Find ich top, dass du sowas anbietest

Wohn leider zu weit weg


----------



## Grozz (14. April 2016)

Wie sieht es denn mit Star citizen aus?  
Also ich wohne zumindest in Sachsen - Anhalt und würde gerne wissen wie sich Star citizen anfühlt


----------



## Deathseal (15. April 2016)

Hallo,
ich habe Metro Redux getestet. und kann es persönlich nicht empfehlen mit VorpX. Das Sichtfeld ist zu weit beschränkt. Menüführung mit der Oculus ist ein graus. Star citizen wird noch nicht unterstützt. native Spiele wie Elite Dangerous macht sich sehr gut oder Eve Valkyrie. Heute teste ich noch GTA 5 und Titanfall mit VorpX


----------



## Grozz (15. April 2016)

Wäre cool wenn du über GTA V berichten könntest.
Schade das Star Citizen noch nicht unterstützt wird. Das wäre mir die 100Km wert


----------



## Deathseal (15. April 2016)

Also GTA habe ich jetzt getestet, in der Ego Perspektive macht es richtig spass, wobei man sagen muss das hier das "Fliegengitter" bissel stört.  Und das es so wirkt als würde man im Kino sitzen.

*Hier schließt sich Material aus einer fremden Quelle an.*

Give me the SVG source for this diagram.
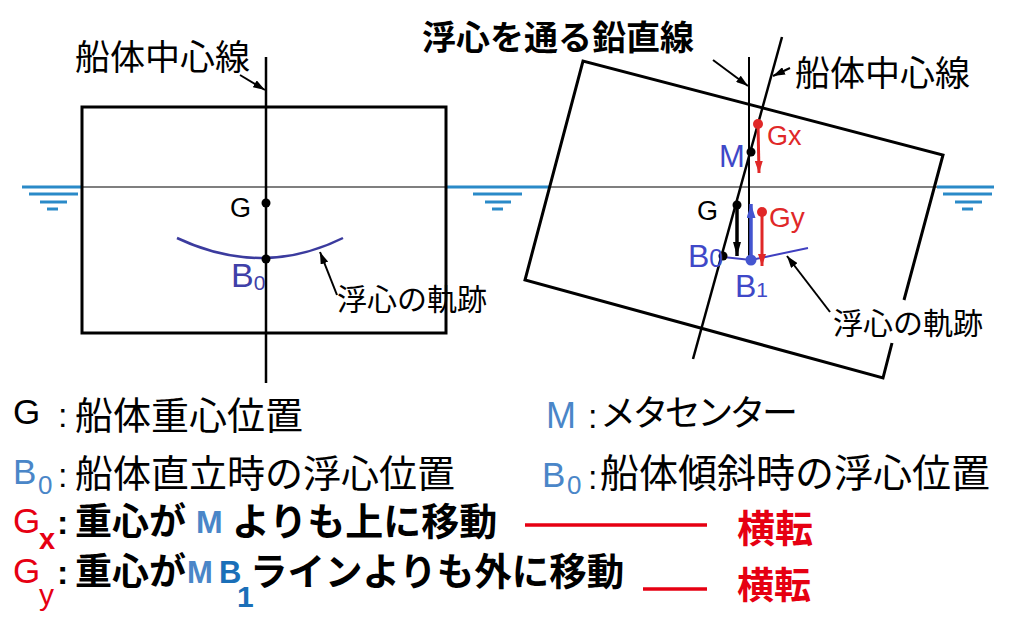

Aber nach 5-10min im Spiel fühlt man sich mittendrin. da man sich auf das fahren und gucken sowie ballern konzentriert. Titanfall probiere ich heute abend mal aus.


----------



## Grozz (15. April 2016)

Ist das Fliegengitter so stark? Ich wünschte man könnte sich das mal ansehen 
Weil bevor ich 750€ investiere würde ich schon gerne vorher mal gucken wie sehr das Fliegengitter stört


----------



## keks4 (15. April 2016)

Ich habe leider nicht die Möglichkeit sie bei dir zu Testen (viel zu Tun wegen Ausbildung, zu weit weg) möchte aber meinen grössten Respekt für die Aktion aussprechen, die Welt braucht mehr solche User


----------



## Two-Face (17. April 2016)

Mal zwei Fragen gleich direkt:
Braucht man dafür einen Facebook-Account (finde in keinem Artikel bisher eine Antwort darauf)?
Wie sieht es mit der Verträglichkeit für Träger mit Brille und empfindlicher Haut aus?


----------